Q:  What else are you working on now?

A:  I’m adapting another stage play as an audio drama. It’s called I google myself, and it’s about three guys with the same name. I’m also working on a novel, and I’m a professor in the Film & Television Program at LaGuardia Community College.

Q:  Tell me, if you will, a story from your childhood that explains who you are as a writer or as a person.

A:  My family used to take a camping trip every summer. I remember several vacations to Yosemite National Park in which I took along pens and notebooks. I was eleven, but I had to write! I didn’t think that was strange at all, but I recall it baffled one of my cousins!

Q:  If you could change one thing about theater, what would it be?

A:  Less commercial! Kidding! …and sort of not. There are so many stories that deserve to be seen by audiences, stories that—I feel—audiences actually want, but in order to get to that point, someone has to put up the money. And the amount it costs to mount a play keeps going up, which means the commercial considerations keep going up as well.

Q:  Who are or were your theatrical heroes?

A:  I don’t think in terms of heroes, but when I find something I love, I like to experience it over and over and deconstruct it. Annie Baker’s plays are incredible. I will see anything she writes, and Circle Mirror Transformation is one of my favorite plays ever. I love Lorraine Hansbury’s A Raisin in the Sun and Lillian Hellman’s The Little Foxes. That’s all women, which I didn’t plan! Clifford Odets' dialog is the best.

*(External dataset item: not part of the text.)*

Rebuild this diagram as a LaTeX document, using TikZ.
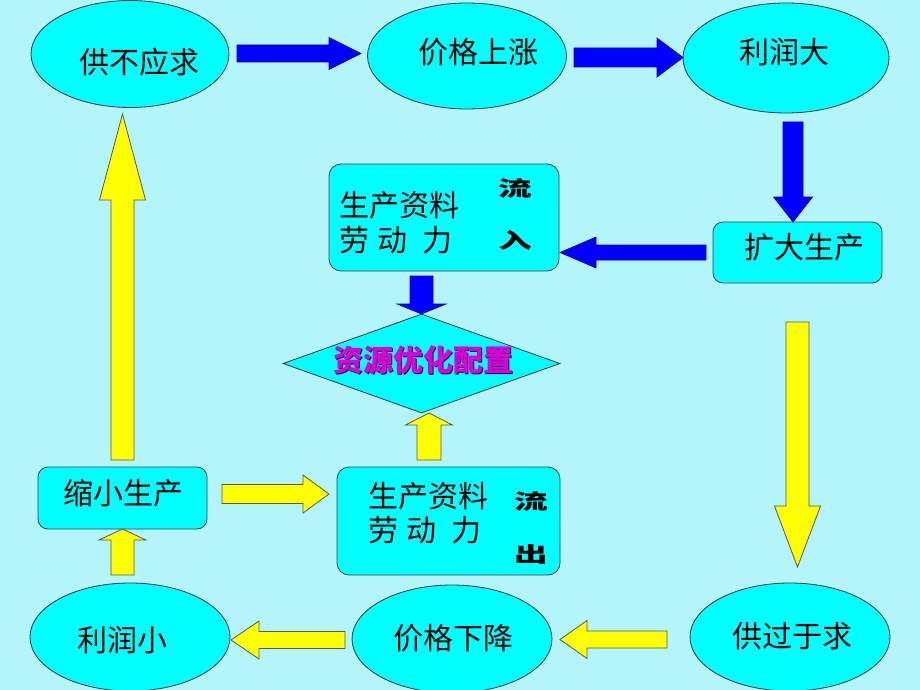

Q:  What kind of theater excites you? 

A:  When I was at NYU, an agent described playwriting as creating an event. That’s what good shows do! It doesn’t matter if it’s a one-person show in a 99-seat theater or a twenty-million dollar Broadway musical; it doesn’t matter if it’s a well-made play or something experimental. I’m excited by anything that gives me an emotional experience.

Q:  What advice do you have for playwrights just starting out? 

A:  Be weird. Be you. Find your voice, but without watering it down, make it connect with an audience. Also, a small production can feed your soul just as much as a big one.